In 1980, Poitier would go on to direct the most successful film ever made by a black filmmaker, the Richard Pryor/Gene Wilder prison break comedy Stir Crazy. At the time, the hysterical caper movie made just over $100 million. However, when adjusted for inflation, that sum rises to nearly $345 million. The only movies to outpace Stir Crazy’s grosses in that film year were The Empire Strikes Back, and 9 to 5.
Poitier directed three more films after Stir Crazy. Unfortunately, none of them were a hit with critics or audiences. In 1988, Poitier began acting again, but neither Shoot to Kill nor Little Nikita was well received. His last film role of note was a charming turn in Robert Redford’s 1992 caper film Sneakers.
Poitier did find some work of note on television, earning Emmy nods for playing Thurgood Marshall in 1991’s Separate But Equal, and then as Nelson Mandela in 1997’s Mandela and de Klerk. A handful of TV roles followed, with Poitier last being seen in the TV film The Last Brickmaker in America in 2001.
Poitier would still be seen from time to time.

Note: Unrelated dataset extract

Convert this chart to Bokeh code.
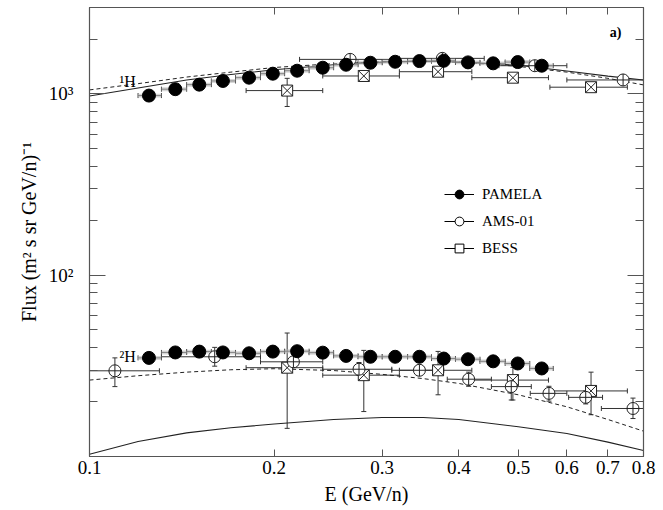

Whether discussing his memoirs, seen in the occasional interview, or handing out an award when some event wanted to class up the proceedings.
What matters most about Poitier is not just what he did as an actor or a director – as wildly significant as those accomplishments are. Sidney Poitier was essentially the Jackie Robinson of film. He is the man who effectively broke Hollywood’s color barrier. His sacrifices, which are mind-boggling to contend with, led to a better day for those who followed him. Is it possible to imagine Denzel Washington as we know him without Sidney Poitier?Denzel himself has more than tipped his hat in the direction of Poitier.
There is a burden that comes with being a trailblazer. The simple fact of it is located in the word itself. For if there were an existing trail, there would be no reason to blaze one. But that is exactly what Sidney Poitier did. And to do it, it wasn’t good enough to be good, or even great. What Sidney Poitier had to do was be something more. Something beyond our imagination. Something that would change the world as we know it. Something perfect.
He was every bit of that and then some.
Sidney Poitier died today. He was 94 years old.